Why do I hold onto so much? Why do I not let go of the thousand thoughts that fill my brain, stuff in my memory that whirls around like leaves caught in Autumn's self-clearing breeze? And why do the leaves twist, almost screaming in the wind? Pride. They do not want to give up what is already not theirs.
Ah, so we come to the truth of the matter, which is why autumn in our north country is so rightly called Fall. Fall. Colder winds and rains tear off leaves so dearly held for nine months of tightly clasped, oh-so-important leaf-called mortal things.
The trees lose everything they have worn as winter once again creeps its return, hiding in frosted mornings that slip into awareness as slyly as a cat stalks its mouse-prey. And both are stripped naked, giving way to the truth of their bare reality: death.
For newness to grow, many things must be let go. The dearness of the trees' seeming riches: leaves. And nuts, fruits and seeds. The tree holds tightly to these things. Yet she cannot prevail against winter's wise pruning. There must be room for inner grace of yearning. A stripping off of Fall's dead leaves, no matter how lovely, must open us into a new way of being: an emptiness that yearns for more in the less, for a different holding in the need for owning—a simplicity of being in the empty nest's offering: “Fill me instead with Thee,” cries the Tree. “That I may live free of me. Birth me into God's simplicity.”

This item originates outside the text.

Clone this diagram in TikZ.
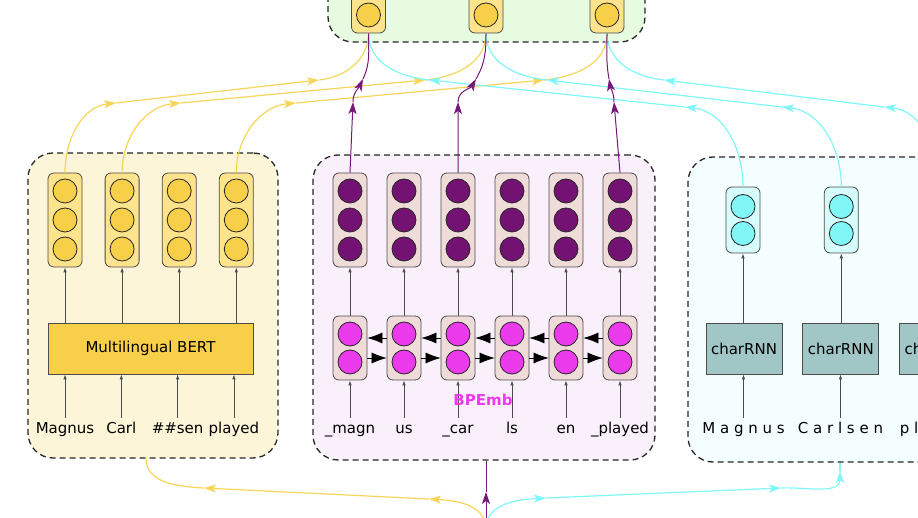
\documentclass[tikz,border=0pt]{standalone}
\usepackage{fontspec}
\setmainfont{DejaVu Sans}
\usetikzlibrary{positioning,arrows.meta}

\definecolor{bertbg}{HTML}{FCF5D8}
\definecolor{bertcell}{HTML}{FCE38C}
\definecolor{bertdot}{HTML}{F8CF48}
\definecolor{bpebg}{HTML}{FAF0FB}
\definecolor{bpecell}{HTML}{EFDBD8}
\definecolor{bpedark}{HTML}{731272}
\definecolor{bpepink}{HTML}{EA3AEC}
\definecolor{charbg}{HTML}{F4FEFE}
\definecolor{charcell}{HTML}{D6FCFC}
\definecolor{chardot}{HTML}{80F6F6}
\definecolor{charrnn}{HTML}{A1C6C6}
\definecolor{topbg}{HTML}{E6FBE0}
\definecolor{flowyellow}{HTML}{F8D559}
\definecolor{flowpurple}{HTML}{761878}
\definecolor{flowcyan}{HTML}{80F7F7}

\tikzset{
  panel/.style={draw=black!85, line width=1.3pt, dash pattern=on 6pt off 4pt, rounded corners=25pt},
  vec/.style={draw=black!70, line width=0.8pt, rounded corners=6pt, minimum width=34pt, inner sep=0pt},
  dots/.style 2 args={path picture={
      \foreach \dy in {#2}
        \draw[draw=black!85, line width=0.8pt, fill=#1]
          ([yshift=\dy]path picture bounding box.center) circle (12pt);}},
  bertvec/.style={vec, fill=bertcell, minimum height=94pt, dots={bertdot}{29pt,0pt,-29pt}},
  bpevec/.style={vec, fill=bpecell, minimum height=94pt, dots={bpedark}{29pt,0pt,-29pt}},
  rnnvec/.style={vec, fill=bpecell, minimum height=64pt, dots={bpepink}{14pt,-14pt}},
  charvec/.style={vec, fill=charcell, minimum height=66pt, dots={chardot}{13.5pt,-13.5pt}},
  layer/.style={draw=black!70, line width=0.8pt, minimum height=51pt, inner sep=0pt},
  bertlayer/.style={layer, fill=bertdot, minimum width=205pt},
  charlayer/.style={layer, fill=charrnn, minimum width=76pt},
  wordlabel/.style={text height=12pt, text depth=4pt, inner sep=3pt},
  feed/.style={color=black!70, line width=0.8pt, -{Latex[length=5pt,width=3.5pt]}},
  bilink/.style={every edge/.style={draw, color=black, line width=0.6pt, -{Latex[length=15pt,width=11pt]}}},
  flowtip/.style={-{Stealth[length=12pt,width=8pt,inset=3pt]}},
  yflow/.style={color=flowyellow, line width=1.2pt},
  pflow/.style={color=flowpurple, line width=1pt},
  cflow/.style={color=flowcyan, line width=1.2pt},
}

\begin{document}
\begin{tikzpicture}[x=1pt, y=1pt, font=\fontsize{15pt}{18pt}\selectfont]
  \useasboundingbox (0,0) rectangle (918,517);
  \clip (0,0) rectangle (918,517);

  % panels
  \node[panel, fill=bertbg, minimum width=250pt, minimum height=305pt] (bertbox) at (153,211.5) {};
  \node[panel, fill=bpebg, minimum width=342pt, minimum height=305pt] (bpebox) at (484,209.5) {};
  \node[panel, fill=charbg, minimum width=312pt, minimum height=305pt] (charbox) at (844,207.5) {};
  \node[panel, fill=topbg, minimum width=317pt, minimum height=145pt] (topbox) at (486.5,547.5) {};

  % multilingual BERT
  \node[bertvec] (bert1) at (65,297) {};
  \node[bertvec] (bert2) [right=22.3pt of bert1] {};
  \node[bertvec] (bert3) [right=22.3pt of bert2] {};
  \node[bertvec] (bert4) [right=22.3pt of bert3] {};
  \node[bertlayer] (mbert) at (150.5,168.5) {Multilingual BERT};
  \node[wordlabel] (bw1) at (65,88) {Magnus};
  \node[wordlabel] (bw2) at (121.3,88) {Carl};
  \node[wordlabel] (bw3) at (177.6,88) {\#\#sen};
  \node[wordlabel] (bw4) at (233.9,88) {played};

  % BPEmb
  \node[bpevec] (bpe1) at (350,297) {};
  \node[bpevec] (bpe2) [right=19.2pt of bpe1] {};
  \node[bpevec] (bpe3) [right=19.2pt of bpe2] {};
  \node[bpevec] (bpe4) [right=19.2pt of bpe3] {};
  \node[bpevec] (bpe5) [right=19.2pt of bpe4] {};
  \node[bpevec] (bpe6) [right=19.2pt of bpe5] {};
  \node[rnnvec] (rnn1) at (350,169) {};
  \node[rnnvec] (rnn2) [right=19.2pt of rnn1] {};
  \node[rnnvec] (rnn3) [right=19.2pt of rnn2] {};
  \node[rnnvec] (rnn4) [right=19.2pt of rnn3] {};
  \node[rnnvec] (rnn5) [right=19.2pt of rnn4] {};
  \node[rnnvec] (rnn6) [right=19.2pt of rnn5] {};
  \node[wordlabel] (pw1) at (rnn1 |- bw1) {\_magn};
  \node[wordlabel] (pw2) at (rnn2 |- bw1) {us};
  \node[wordlabel] (pw3) at (rnn3 |- bw1) {\_car};
  \node[wordlabel] (pw4) at (rnn4 |- bw1) {ls};
  \node[wordlabel] (pw5) at (rnn5 |- bw1) {en};
  \node[wordlabel] (pw6) at (rnn6 |- bw1) {\_played};

  % charRNN
  \node[charvec] (chv1) at (743,297) {};
  \node[charvec] (chv2) [right=63.5pt of chv1] {};
  \node[charvec] (chv3) [right=63.5pt of chv2] {};
  \node[charlayer] (crnn1) at (744,168.5) {charRNN};
  \node[charlayer] (crnn2) [right=20pt of crnn1] {charRNN};
  \node[charlayer] (crnn3) [right=20pt of crnn2] {charRNN};
  \node[wordlabel] (cw1) at (743.5,88) {M a g n u s};
  \node[wordlabel] (cw2) at (840.5,88) {C a r l s e n};
  \node[wordlabel] (cw3) at (937,88) {p l a y e d};

  % top
  \node[bertvec] (top1) at (368.5,531) {};
  \node[bertvec] (top2) at (486,531) {};
  \node[bertvec] (top3) at (607,531) {};

  % feeds inside the panels
  \draw[feed] (bw1.north) -- (bw1 |- mbert.south);
  \draw[feed] (bw2.north) -- (bw2 |- mbert.south);
  \draw[feed] (bw3.north) -- (bw3 |- mbert.south);
  \draw[feed] (bw4.north) -- (bw4 |- mbert.south);
  \draw[feed] (mbert.north -| bert1) -- (bert1.south);
  \draw[feed] (mbert.north -| bert2) -- (bert2.south);
  \draw[feed] (mbert.north -| bert3) -- (bert3.south);
  \draw[feed] (mbert.north -| bert4) -- (bert4.south);

  \draw[feed] (pw1.north) -- (rnn1.south);
  \draw[feed] (pw2.north) -- (rnn2.south);
  \draw[feed] (pw3.north) -- (rnn3.south);
  \draw[feed] (pw4.north) -- (rnn4.south);
  \draw[feed] (pw5.north) -- (rnn5.south);
  \draw[feed] (pw6.north) -- (rnn6.south);
  \draw[feed] (rnn1.north) -- (bpe1.south);
  \draw[feed] (rnn2.north) -- (bpe2.south);
  \draw[feed] (rnn3.north) -- (bpe3.south);
  \draw[feed] (rnn4.north) -- (bpe4.south);
  \draw[feed] (rnn5.north) -- (bpe5.south);
  \draw[feed] (rnn6.north) -- (bpe6.south);
  \path[bilink]
    ([yshift=10pt]rnn2.west) edge ([yshift=10pt]rnn1.east)
    ([yshift=10pt]rnn3.west) edge ([yshift=10pt]rnn2.east)
    ([yshift=10pt]rnn4.west) edge ([yshift=10pt]rnn3.east)
    ([yshift=10pt]rnn5.west) edge ([yshift=10pt]rnn4.east)
    ([yshift=10pt]rnn6.west) edge ([yshift=10pt]rnn5.east)
    ([yshift=-10pt]rnn1.east) edge ([yshift=-10pt]rnn2.west)
    ([yshift=-10pt]rnn2.east) edge ([yshift=-10pt]rnn3.west)
    ([yshift=-10pt]rnn3.east) edge ([yshift=-10pt]rnn4.west)
    ([yshift=-10pt]rnn4.east) edge ([yshift=-10pt]rnn5.west)
    ([yshift=-10pt]rnn5.east) edge ([yshift=-10pt]rnn6.west);
  \node[font=\fontsize{15pt}{18pt}\selectfont\bfseries, text=bpepink] (bpename) at (483,117) {BPEmb};

  \draw[feed] (cw1.north) -- (cw1 |- crnn1.south);
  \draw[feed] (cw2.north) -- (cw2 |- crnn2.south);
  \draw[feed] (cw3.north) -- (cw3 |- crnn3.south);
  \draw[feed] (crnn1.north -| chv1) -- (chv1.south);
  \draw[feed] (crnn2.north -| chv2) -- (chv2.south);
  \draw[feed] (crnn3.north -| chv3) -- (chv3.south);

  % bends of the flows
  \coordinate (ya1) at (116,414);  \coordinate (yb1) at (319,437);
  \coordinate (ya2) at (181,414);  \coordinate (yb2) at (425,437);
  \coordinate (ya3) at (296,414);  \coordinate (yb3) at (544,437);
  \coordinate (pa1) at (353,415);  \coordinate (pb1) at (363,438);
  \coordinate (pa2) at (458,415);  \coordinate (pb2) at (476,438);
  \coordinate (pa3) at (614,415);  \coordinate (pb3) at (609,438);
  \coordinate (ca1) at (685,410);  \coordinate (cb1) at (429,437);
  \coordinate (ca2) at (782,410);  \coordinate (cb2) at (547,437);
  \coordinate (ca3) at (884,410);  \coordinate (cb3) at (664,437);
  \coordinate (src) at (486,-12);
  \coordinate (yc1) at (204,29);   \coordinate (yc2) at (429,18);
  \coordinate (cc1) at (546,19);   \coordinate (cc2) at (781,29);
  \coordinate (cc3) at (840,46);   \coordinate (pc1) at (486,25);
  \coordinate (bertin) at (146,59);

  % flows to the top
  \path[yflow]
    (bert1.north) edge[flowtip, out=90, in=186] (ya1)
    (ya1) edge[flowtip] (yb1)
    (yb1) edge[out=6, in=-90] (top1.south)
    (bert2.north) edge[flowtip, out=90, in=185] (ya2)
    (ya2) edge[flowtip] (yb2)
    (yb2) edge[out=5, in=-90] (top2.south)
    (bert4.north) edge[flowtip, out=90, in=185] (ya3)
    (ya3) edge[flowtip] (yb3)
    (yb3) edge[out=5, in=-90] (top3.south);
  \path[cflow]
    (chv1.north) edge[flowtip, out=90, in=-6] (ca1)
    (ca1) edge[flowtip] (cb1)
    (cb1) edge[out=174, in=-90] (top1.south)
    (chv2.north) edge[flowtip, out=90, in=-6] (ca2)
    (ca2) edge[flowtip] (cb2)
    (cb2) edge[out=174, in=-90] (top2.south)
    (chv3.north) edge[flowtip, out=90, in=-6] (ca3)
    (ca3) edge[flowtip] (cb3)
    (cb3) edge[out=174, in=-90] (top3.south);
  \path[pflow]
    (bpe1.north) edge[flowtip] (pa1)
    (pa1) edge[flowtip, out=90, in=-115] (pb1)
    (pb1) edge[out=65, in=-90] (top1.south)
    (bpe3.north) edge[flowtip] (pa2)
    (pa2) edge[flowtip, out=90, in=-120] (pb2)
    (pb2) edge[out=60, in=-90] (top2.south)
    (bpe6.north) edge[flowtip] (pa3)
    (pa3) edge[flowtip, out=90, in=-80] (pb3)
    (pb3) edge[out=100, in=-90] (top3.south);

  % flows from the bottom
  \path[yflow]
    (src) edge[flowtip, out=90, in=-3] (yc2)
    (yc2) edge[flowtip] (yc1)
    (yc1) edge[out=177, in=-90] (bertin);
  \path[pflow]
    (src) edge[flowtip] (pc1)
    (pc1) edge (pc1 |- bpebox.south);
  \path[cflow]
    (src) edge[flowtip, out=90, in=183] (cc1)
    (cc1) edge[flowtip] (cc2)
    (cc2) edge[flowtip, out=3, in=-90] (cc3)
    (cc3) edge (cc3 |- charbox.south);
\end{tikzpicture}
\end{document}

Teach me what to hold and what to let fall. It may not be things at all. It may be to see in the eyes of that Sister, the Divine Brother, Who gazes with a love that shows me my sister (and/or my brother) are of one to another.
Bound in burning leaf colors, Heart of the Other tells us that Stuff is not going to stumble us if we keep our eyes and heart on the Other, Who is our Brother in every Way, the only Truth to be trusted and Who is Life unto an eternity of becoming a sister, a brother to Love.
Then will we forever dance with Divine Life, warmed by the Son's soft breath, the Father's immensity teaching us the kindness of true humility and the Spirit weaving strands of leaf lights: infinity of beauty, in the God of pure Unity.
She is looking again, this Sister of our mutual Divine Brother, but what do I see now?! A kind amusement. I think she is humoring me. And I am grateful, because our Brother is smiling quite openly. What a time we shall have with Love in eternity!